Higgs decision came after the results of Monday’s federal election, which Higgs said was a clear indication that voters had chosen to embrace a tax on carbon.
The province is currently operating under a federal backstop which, among other things, resulted in a four cent per litre hike on gasoline when it was implemented. It also includes a tax rebate
People’s Alliance of New Brunswick Party Leader Kris Austin says he still isn’t convinced a tax is necessary but says whatever is implemented should be made to limit the impact on the average New Brunswicker.
“When you look at the carbon tax as a whole or any tax, you want to go after the ones who are polluting,” said Austin.
“[The] average Joe driving their vehicle to work I don’t think necessarily fits that category.”
New Brunswick’s Liberal Party rejected a carbon plan while it was in government.
But the province’s official Opposition says it now feels that some sort of carbon tax is unavoidable, but that public considerations must be made.
“We also have to be very sensitive to choices that people have,” said Liberal environment critic Cathy Rogers. “For example, you can’t take public transit as an option if you live in a rural area and it’s just not available.”
The Green Party would like to see a model similar to one being used in PEI and Newfoundland and Labrador which avoided taxing heating oil.
Green Leader David Coon says that any tax on carbon needs to be effective.
Some environmentalists say the federal backstop is working well in New Brunswick and that a new solution could mean something less than what the federal government wants.
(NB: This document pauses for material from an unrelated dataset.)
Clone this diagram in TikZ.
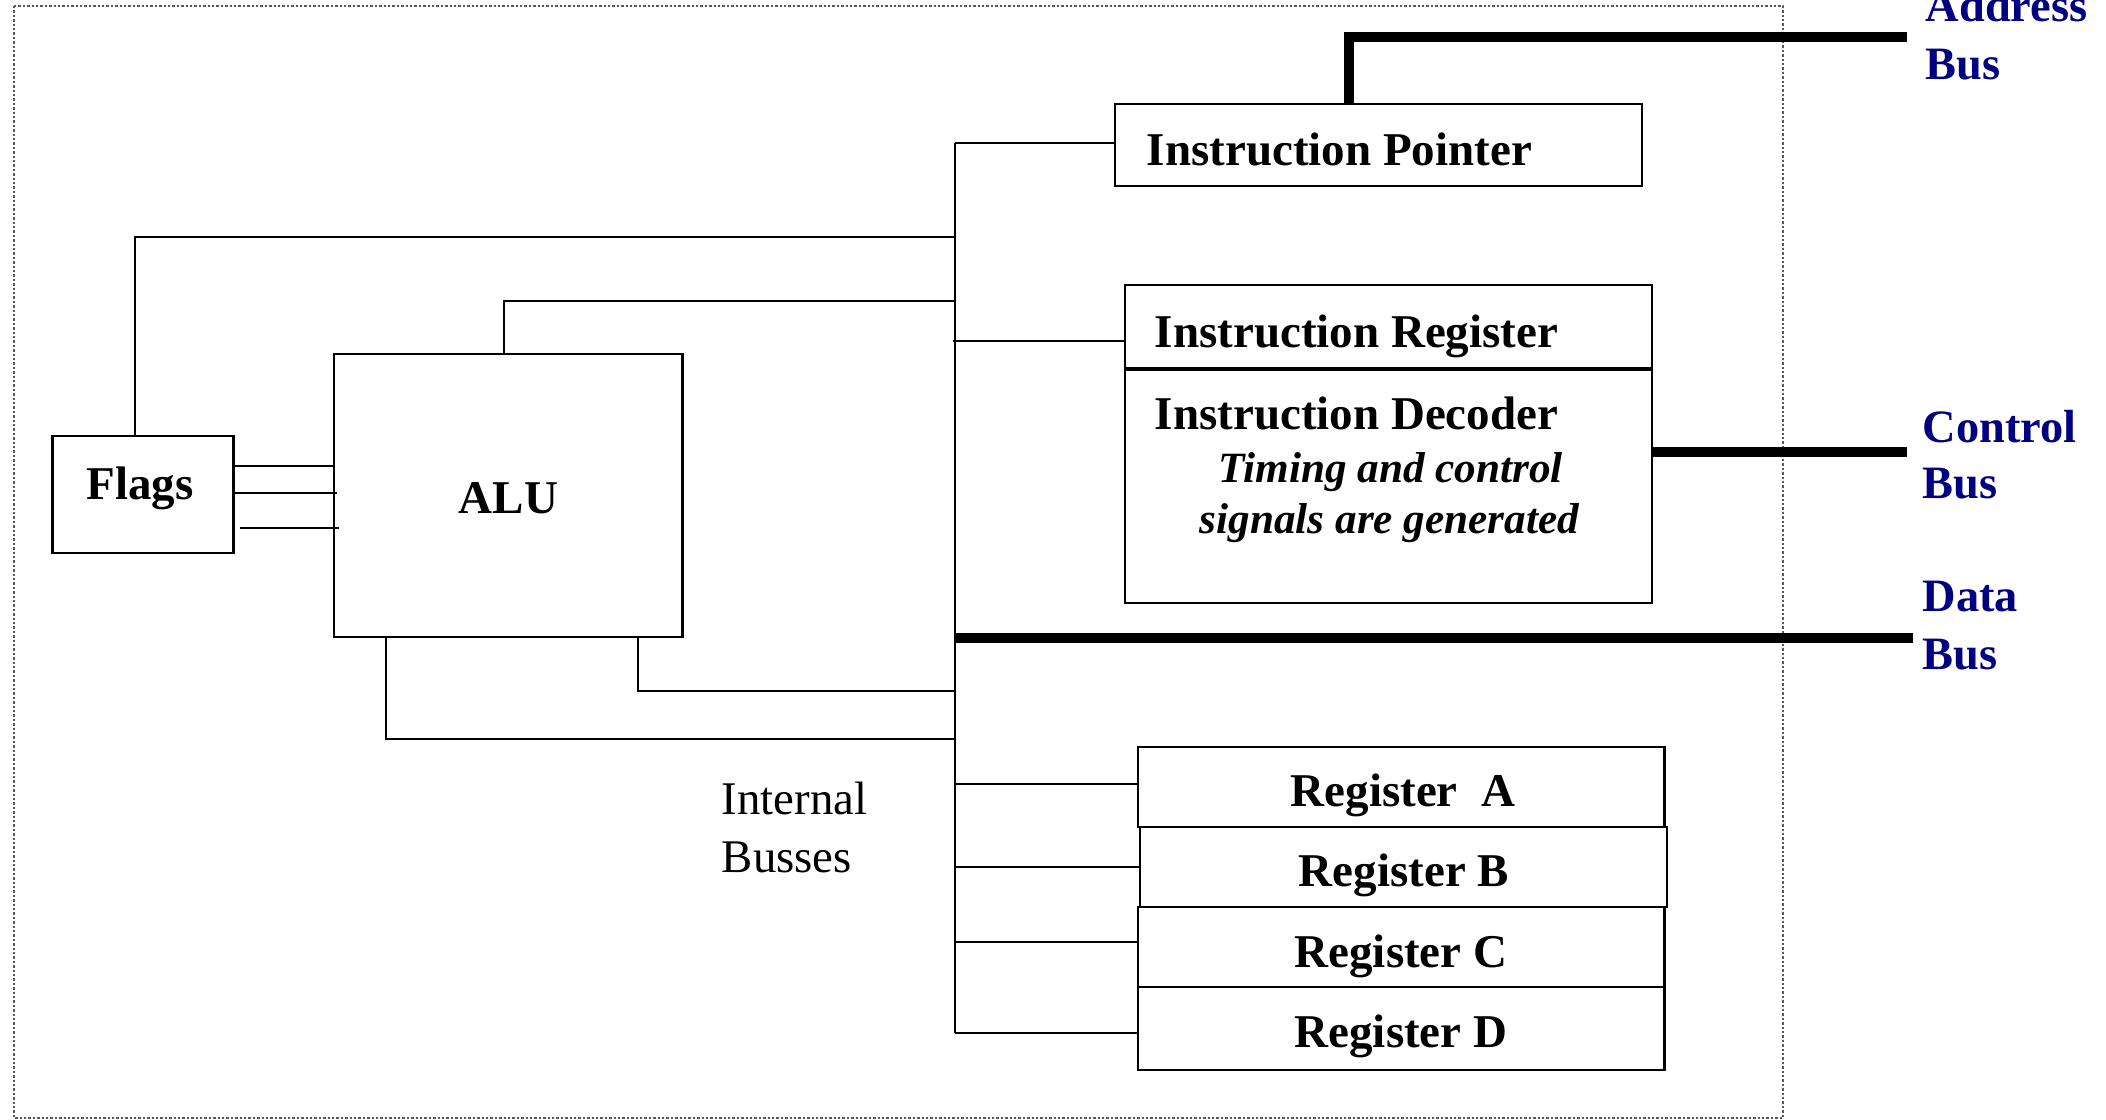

“Either the federal plan or the New Brunswick version of that which should be the same,” said Dr. Louise Comeau, consultant for the Conservation Council of New Brunswick.
“Plus the regulations and other incentives. It’s a whole climate plan we have in the province that we’re not implementing.”
Premier Blaine Higgs hasn’t provide a date on when a new, made-in-New Brunswick plan will be ready to submit to Ottawa.
The government is still waiting to hear back on a plan it submitted several months ago.